Lightly beat eggs in a medium bowl with 1 teaspoon salt and 1/4 teaspoon pepper. Add potato mixture, and let stand, stirring occasionally, 10 minutes.
Heat 2 teaspoons reserved oil in clean skillet over medium heat. Add egg-and-potato mixture; cook, pulling cooked egg away from sides with a rubber spatula to let raw egg flow underneath, until bottom is set and just pale golden (and top is almost set), 5 to 7 minutes. Place a plate, upside down, over skillet (use a plate with a diameter larger than the skillet); invert tortilla onto the plate.

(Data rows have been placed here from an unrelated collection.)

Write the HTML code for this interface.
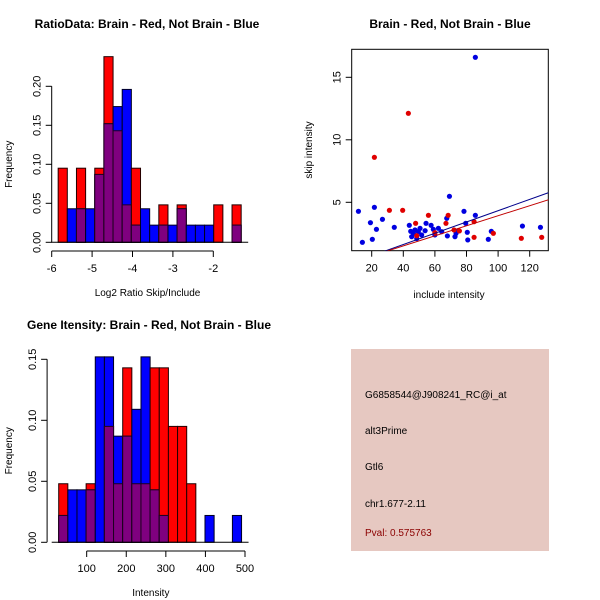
<!DOCTYPE html>
<html><head><meta charset="utf-8"><style>
body{margin:0;background:#fff;}
svg{display:block;font-family:"Liberation Sans",sans-serif;}
</style></head><body>
<svg id="c" width="600" height="600" viewBox="0 0 600 600">
<rect width="600" height="600" fill="#fff"/>
</svg>
<script>
// ---- Data: ratio histogram ----
const ratioBinStart = -5.84;
const ratioBinWidth = 0.2265;
const ratioRed  = [0.095,0,0.095,0,0.095,0.238,0.143,0.048,0.095,0,0,0.048,0,0.048,0,0,0,0.048,0,0.048];
const ratioBlue = [0,0.043,0.043,0.043,0.087,0.152,0.174,0.196,0.022,0.043,0.022,0.022,0.022,0.043,0.022,0.022,0.022,0,0,0.022];
const ratioXTicks = [-6,-5,-4,-3,-2];
const ratioYTicks = [0,0.05,0.10,0.15,0.20];
const ratioYLabels = ["0.00","0.05","0.10","0.15","0.20"];
// ---- Data: intensity histogram ----
const intBinStart = 29.3;
const intBinWidth = 23.1;
const intRed  = [0.048,0,0,0.048,0,0.095,0.048,0.143,0.048,0.048,0.143,0.143,0.095,0.095,0.048,0,0,0,0,0];
const intBlue = [0.022,0.043,0.043,0.043,0.152,0.152,0.087,0.087,0.109,0.152,0.043,0.022,0,0,0,0,0.022,0,0,0.022];
const intXTicks = [100,200,300,400,500];
const intYTicks = [0,0.05,0.10,0.15];
const intYLabels = ["0.00","0.05","0.10","0.15"];
// ---- Data: scatter ----
const blueX = [11.6,14.1,19.2,20.4,21.7,23,26.8,34.3,43.8,44.7,45.3,46.4,47.4,48.5,49.5,50.6,51.6,53.8,54.4,57.6,59,60,62.2,64.3,67.5,67.9,69.2,72.7,73.4,74.9,78.4,79.5,80.5,80.8,85.6,85.6,93.8,95.7,115.4,126.8];
const blueY = [4.28,1.8,3.37,2.04,4.6,2.84,3.64,3.0,3.16,2.68,2.25,2.52,2.79,2.1,2.65,2.92,2.39,2.73,3.32,3.16,2.84,2.39,2.92,2.65,3.72,2.31,5.48,2.25,2.52,2.73,4.28,3.32,2.6,1.99,3.96,16.6,2.04,2.68,3.1,3.0];
const redX = [31.2,39.6,43.2,21.7,47.8,48.5,55.9,60,67,68.4,72.1,75.5,84.8,84.8,97,114.7,127.6];
const redY = [4.36,4.36,12.12,8.6,3.32,2.33,3.96,2.57,3.32,3.96,2.79,2.71,3.45,2.2,2.52,2.12,2.2];
const blueFit = [-0.18,0.0451]; // intercept, slope
const redFit = [-0.096,0.0402];
const scXTicks = [20,40,60,80,100,120];
const scYTicks = [5,10,15];

const svg = document.getElementById('c');
const NS = 'http://www.w3.org/2000/svg';
function el(tag, attrs, parent){ const e=document.createElementNS(NS,tag); for(const k in attrs) e.setAttribute(k,attrs[k]); (parent||svg).appendChild(e); return e; }
function txt(x,y,s,attrs,parent){ const t=el('text',Object.assign({x:x,y:y},attrs),parent); t.textContent=s; return t; }

function histogram(name, binStart, binW, red, blue, xs, ys, yl, ox, oy, xTicks, yTicks, yLabels, title, xlab, titleX, titleY, tickY0){
  const g = el('g',{});
  
  
  const sx = v => ox + (v - xs[0]) * xs[1];
  const sy = v => oy - v * ys;
  for(let i=0;i<red.length;i++){
    const x0 = sx(binStart + i*binW), x1 = sx(binStart+(i+1)*binW);
    const r = red[i], b = blue[i], m = Math.min(r,b);
    if(r>0){ const e=el('rect',{x:x0,y:sy(r),width:x1-x0,height:sy(0)-sy(r),fill:'#ff0000',stroke:'#200',"stroke-width":1},g);
        }
    if(b>0){ const e=el('rect',{x:x0,y:sy(b),width:x1-x0,height:sy(0)-sy(b),fill:'#0000ff',stroke:'#002',"stroke-width":1},g);
        }
    if(m>0){ const e=el('rect',{x:x0,y:sy(m),width:x1-x0,height:sy(0)-sy(m),fill:'#7f007f',stroke:'#200020',"stroke-width":1},g);
        }
  }
  const xa = el('g',{},g);
   
  el('line',{x1:sx(xTicks[0]),x2:sx(xTicks[xTicks.length-1]),y1:tickY0,y2:tickY0,stroke:'#000'},xa);
  xTicks.forEach(t=>{ el('line',{x1:sx(t),x2:sx(t),y1:tickY0,y2:tickY0+6,stroke:'#000'},xa);
    const l=txt(sx(t),tickY0+21,String(t),{"font-size":11,"text-anchor":"middle"},xa);
      });
  const ya = el('g',{},g);
   
  el('line',{x1:ox,x2:ox,y1:sy(yTicks[0]),y2:sy(yTicks[yTicks.length-1]),stroke:'#000'},ya);
  yTicks.forEach((t,i)=>{ el('line',{x1:ox,x2:ox-6,y1:sy(t),y2:sy(t),stroke:'#000'},ya);
    const l=txt(0,0,yLabels[i],{"font-size":11,"text-anchor":"middle",transform:`translate(${ox-11},${sy(t)}) rotate(-90)`},ya);
      });
  el('line',{x1:sx(binStart)-7,x2:sx(binStart+red.length*binW)+7,y1:oy,y2:oy,stroke:'#000'},g);
  const tt=txt(titleX,titleY,title,{"font-size":12,"font-weight":"bold","text-anchor":"middle"},g);
   
  const xl=txt(sx((xTicks[0]+xTicks[xTicks.length-1])/2)+ (name==='ratio-histogram'?15:-15),tickY0+45,xlab,{"font-size":10,"text-anchor":"middle"},g);
   
  const yt=txt(0,0,'Frequency',{"font-size":10,"text-anchor":"middle",transform:`translate(12,${(sy(yTicks[0])+sy(yTicks[yTicks.length-1]))/2}) rotate(-90)`},g);
   
}

histogram('ratio-histogram', ratioBinStart, ratioBinWidth, ratioRed, ratioBlue, [-6,40.4], 780, 0, 51.7, 242.3,
  ratioXTicks, ratioYTicks, ratioYLabels, 'RatioData: Brain - Red, Not Brain - Blue', 'Log2 Ratio Skip/Include', 147, 28, 251);
histogram('intensity-histogram', intBinStart, intBinWidth, intRed, intBlue, [0,0.3958], 1220, 0, 47.1, 542.3,
  intXTicks, intYTicks, intYLabels, 'Gene Itensity: Brain - Red, Not Brain - Blue', 'Intensity', 149, 329, 551);

// ---- Scatter ----
(function(){
  const g = el('g',{});
  
  
  const sx = v => 371.7 + (v-20)*1.58;
  const sy = v => 202.3 - (v-5)*12.5;
  const L=351.7,R=548.3,T=49.3,B=250.7;
  const clip = el('clipPath',{id:'scClip'},g);
  el('rect',{x:L,y:T,width:R-L,height:B-T},clip);
  const box=el('rect',{x:L,y:T,width:R-L,height:B-T,fill:'none',stroke:'#000'},g);
   
  const xa=el('g',{},g);  
  scXTicks.forEach(t=>{ el('line',{x1:sx(t),x2:sx(t),y1:B,y2:B+6,stroke:'#000'},xa);
    const l=txt(sx(t),B+21,String(t),{"font-size":11,"text-anchor":"middle"},xa);
      });
  const ya=el('g',{},g);  
  scYTicks.forEach(t=>{ el('line',{x1:L,x2:L-6,y1:sy(t),y2:sy(t),stroke:'#000'},ya);
    const l=txt(0,0,String(t),{"font-size":11,"text-anchor":"middle",transform:`translate(${L-11},${sy(t)}) rotate(-90)`},ya);
      });
  const pts=el('g',{"clip-path":"url(#scClip)"},g);
  blueX.forEach((x,i)=>{ const c=el('circle',{cx:sx(x),cy:sy(blueY[i]),r:2.6,fill:'#0000e0'},pts);
      });
  redX.forEach((x,i)=>{ const c=el('circle',{cx:sx(x),cy:sy(redY[i]),r:2.6,fill:'#e00000'},pts);
      });
  const x0=0,x1=140;
  const bl=el('line',{x1:sx(x0),y1:sy(blueFit[0]+blueFit[1]*x0),x2:sx(x1),y2:sy(blueFit[0]+blueFit[1]*x1),stroke:'#00008b',"stroke-width":1},pts);
   
  const rl=el('line',{x1:sx(x0),y1:sy(redFit[0]+redFit[1]*x0),x2:sx(x1),y2:sy(redFit[0]+redFit[1]*x1),stroke:'#c00000',"stroke-width":1},pts);
   
  const tt=txt(450,28,'Brain - Red, Not Brain - Blue',{"font-size":12,"font-weight":"bold","text-anchor":"middle"},g);
   
  const xl=txt(449,298,'include intensity',{"font-size":10,"text-anchor":"middle"},g);
   
  const yl=txt(0,0,'skip intensity',{"font-size":10,"text-anchor":"middle",transform:'translate(312,150) rotate(-90)'},g);
   
})();

// ---- Info panel ----
(function(){
  const g=el('g',{});
  
  
  el('rect',{x:351,y:349,width:198,height:202,fill:'#e6c8c1'},g);
  const lines=[['G6858544@J908241_RC@i_at',398,'#000','probe-id'],['alt3Prime',434,'#000','event-type'],['Gtl6',470,'#000','gene-name'],['chr1.677-2.11',507,'#000','location'],['Pval: 0.575763',536,'#8b0000','p-value']];
  lines.forEach(l=>{ const t=txt(365,l[1],l[0],{"font-size":10,fill:l[2]},g);
      });
})();
</script>
</body></html>
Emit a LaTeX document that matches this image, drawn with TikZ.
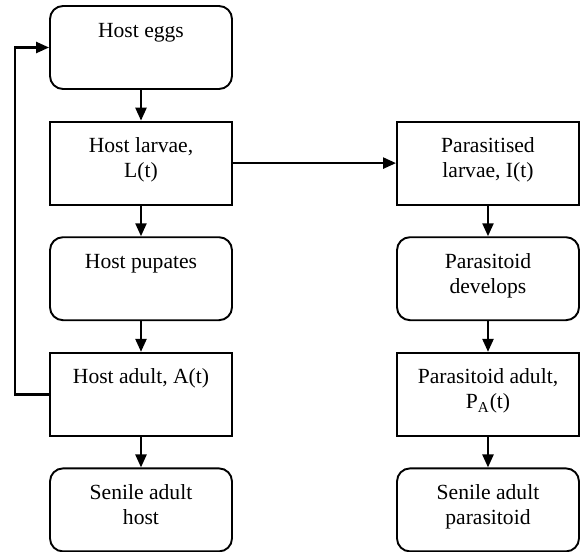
\documentclass[tikz,border=0pt]{standalone}
\usepackage{fontspec}
\setmainfont{Liberation Serif}
\usetikzlibrary{arrows.meta}

\newcommand{\stagetext}[1]{\parbox[c][41.5pt][t]{91pt}{\centering\rule{0pt}{15.5pt}#1}}

\begin{document}
\begin{tikzpicture}[>={Triangle[length=6.5pt,width=5.5pt]},node distance=57.8pt,
  every node/.style={inner sep=0pt,font=\fontsize{10.8pt}{12.5pt}\selectfont},
  sqbox/.style={draw,line width=0.95pt},
  rdbox/.style={sqbox,rounded corners=6.5pt},
  flow/.style={->,line width=1.2pt}]
  \useasboundingbox (0,0) rectangle (293pt,-276pt);

  \node[rdbox] (eggs) at (70.5pt,-23.75pt) {\stagetext{Host eggs}};
  \node[sqbox] (larvae)    [below of=eggs]    {\stagetext{Host larvae,\\ L(t)}};
  \node[rdbox] (pupates)   [below of=larvae]  {\stagetext{Host pupates}};
  \node[sqbox] (adult)     [below of=pupates] {\stagetext{Host adult, A(t)}};
  \node[rdbox] (senhost)   [below of=adult]   {\stagetext{Senile adult\\ host}};

  \node[sqbox] (parlarvae) [node distance=173.5pt,right of=larvae] {\stagetext{Parasitised\\ larvae, I(t)}};
  \node[rdbox] (develops)  [below of=parlarvae] {\stagetext{Parasitoid\\ develops}};
  \node[sqbox] (paradult)  [below of=develops]  {\stagetext{Parasitoid adult,\\ P\textsubscript{A}(t)}};
  \node[rdbox] (senpara)   [below of=paradult]  {\stagetext{Senile adult\\ parasitoid}};

  \path[flow] (eggs)    edge (larvae);
  \path[flow] (larvae)  edge (pupates);
  \path[flow] (pupates) edge (adult);
  \path[flow] (adult)   edge (senhost);
  \path[flow] (larvae)  edge (parlarvae);
  \path[flow] (parlarvae) edge (develops);
  \path[flow] (develops)  edge (paradult);
  \path[flow] (paradult)  edge (senpara);
  \draw[flow] (adult.west) -- ++(-17pt,0) |- (eggs.west);
\end{tikzpicture}
\end{document}
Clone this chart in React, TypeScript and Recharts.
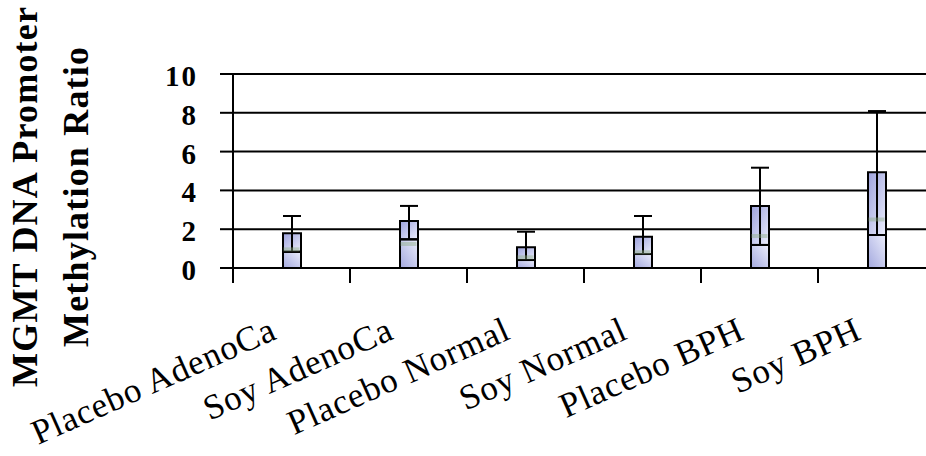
import React from 'react';
import { ComposedChart, Bar, Line, XAxis, YAxis, CartesianGrid, ErrorBar } from 'recharts';

const categories = ['Placebo AdenoCa', 'Soy AdenoCa', 'Placebo Normal', 'Soy Normal', 'Placebo BPH', 'Soy BPH'];
// box bottom part (0 -> divider), box top, whisker top, faint mean mark
const lowerValues = [0.84, 1.48, 0.41, 0.72, 1.19, 1.7];
const upperValues = [1.79, 2.42, 1.07, 1.61, 3.2, 4.93];
const whiskerValues = [2.68, 3.2, 1.87, 2.68, 5.17, 8.09];
const meanValues = [0.96, 1.24, 0.55, 0.81, 1.65, 2.5];
const yTicks = [0, 2, 4, 6, 8, 10];

const data = categories.map((name, i) => ({
  name,
  lower: lowerValues[i],
  upperSeg: upperValues[i] - lowerValues[i],
  err: [upperValues[i] - lowerValues[i], whiskerValues[i] - upperValues[i]],
  mean: meanValues[i],
}));

const CHART_W = 945;
const CHART_H = 456;
const MARGIN = { top: 74, right: 10, left: 0, bottom: 0 };
const Y_AXIS_W = 233;
const X_AXIS_H = 188;
const BAND = (CHART_W - MARGIN.left - MARGIN.right - Y_AXIS_W) / categories.length;
const FONT = '"Liberation Serif", "Times New Roman", serif';

function YTick({ x, y, payload }: any) {
  return (
    <text x={x} y={y} dy={12} textAnchor="end" fontFamily={FONT} fontSize={29} fontWeight="bold" fill="#000" letterSpacing={2}>
      {payload.value}
    </text>
  );
}

function XTick({ x, y, payload }: any) {
  const half = payload && payload.offset ? payload.offset : BAND / 2;
  const lx = x - 13;
  const ly = y + 70;
  return (
    <g>
      <line x1={x - half} y1={y} x2={x - half} y2={y + 15} stroke="#000" strokeWidth={2} />
      <text
        x={lx}
        y={ly}
        textAnchor="end"
        transform={`rotate(-24, ${lx}, ${ly})`}
        fontFamily={FONT}
        fontSize={35}
        letterSpacing={0.9}
        fill="#000"
      >
        {payload.value}
      </text>
    </g>
  );
}

function YTitle() {
  return (
    <g fontFamily={FONT} fontWeight="bold" fontSize={36} fill="#000">
      <text x={37} y={197} textAnchor="middle" transform="rotate(-90, 37, 197)" textLength={380} lengthAdjust="spacing">
        MGMT DNA Promoter
      </text>
      <text x={88} y={197} textAnchor="middle" transform="rotate(-90, 88, 197)" textLength={300} lengthAdjust="spacing">
        Methylation Ratio
      </text>
    </g>
  );
}

function MeanMark({ cx, cy }: any) {
  if (cx == null || cy == null) return null;
  return <rect x={cx - 8} y={cy - 2} width={16} height={4} fill="#8fae86" opacity={0.45} />;
}

export default function App() {
  return (
    <div style={{ position: 'fixed', left: 0, top: 0, width: 926, height: 456, overflow: 'hidden', background: '#fff' }}>
      <svg width={0} height={0} style={{ position: 'absolute' }}>
        <defs>
          <linearGradient id="upperFill" x1="0" y1="0" x2="1" y2="1">
            <stop offset="0%" stopColor="#9ca1dc" />
            <stop offset="100%" stopColor="#eceefc" />
          </linearGradient>
          <linearGradient id="lowerFill" x1="1" y1="0" x2="0" y2="1">
            <stop offset="0%" stopColor="#eceefc" />
            <stop offset="100%" stopColor="#a3a8de" />
          </linearGradient>
        </defs>
      </svg>
      <ComposedChart width={CHART_W} height={CHART_H} data={data} margin={MARGIN}>
        <CartesianGrid horizontal vertical={false} stroke="#000" strokeWidth={2} />
        <XAxis
          dataKey="name"
          height={X_AXIS_H}
          interval={0}
          tickSize={0}
          tickMargin={0}
          tickLine={false}
          axisLine={{ stroke: '#000', strokeWidth: 2 }}
          tick={<XTick />}
        />
        <YAxis
          domain={[0, 10]}
          ticks={yTicks}
          interval={0}
          width={Y_AXIS_W}
          tickSize={13}
          tickMargin={22}
          axisLine={{ stroke: '#000', strokeWidth: 2 }}
          tickLine={{ stroke: '#000', strokeWidth: 2 }}
          tick={<YTick />}
          label={<YTitle />}
        />
        <Bar dataKey="lower" stackId="box" barSize={18} fill="url(#lowerFill)" stroke="#000" strokeWidth={2} isAnimationActive={false} />
        <Bar dataKey="upperSeg" stackId="box" barSize={18} fill="url(#upperFill)" stroke="#000" strokeWidth={2} isAnimationActive={false}>
          <ErrorBar dataKey="err" direction="y" width={9} stroke="#000" strokeWidth={2} />
        </Bar>
        <Line dataKey="mean" stroke="none" dot={<MeanMark />} activeDot={false} isAnimationActive={false} />
      </ComposedChart>
    </div>
  );
}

Add 1 teaspoon reserved oil to skillet; swirl to coat. Slide tortilla, uncooked side down, back into skillet. If any potatoes slip out from bottom, tuck them back in. Cook, pressing down on tortilla with spatula and tucking in edges to shape sides, until completely cooked through, 4 to 6 minutes more. Slide onto a cutting board. Let cool slightly. Serve warm or at room temperature, cut into wedges.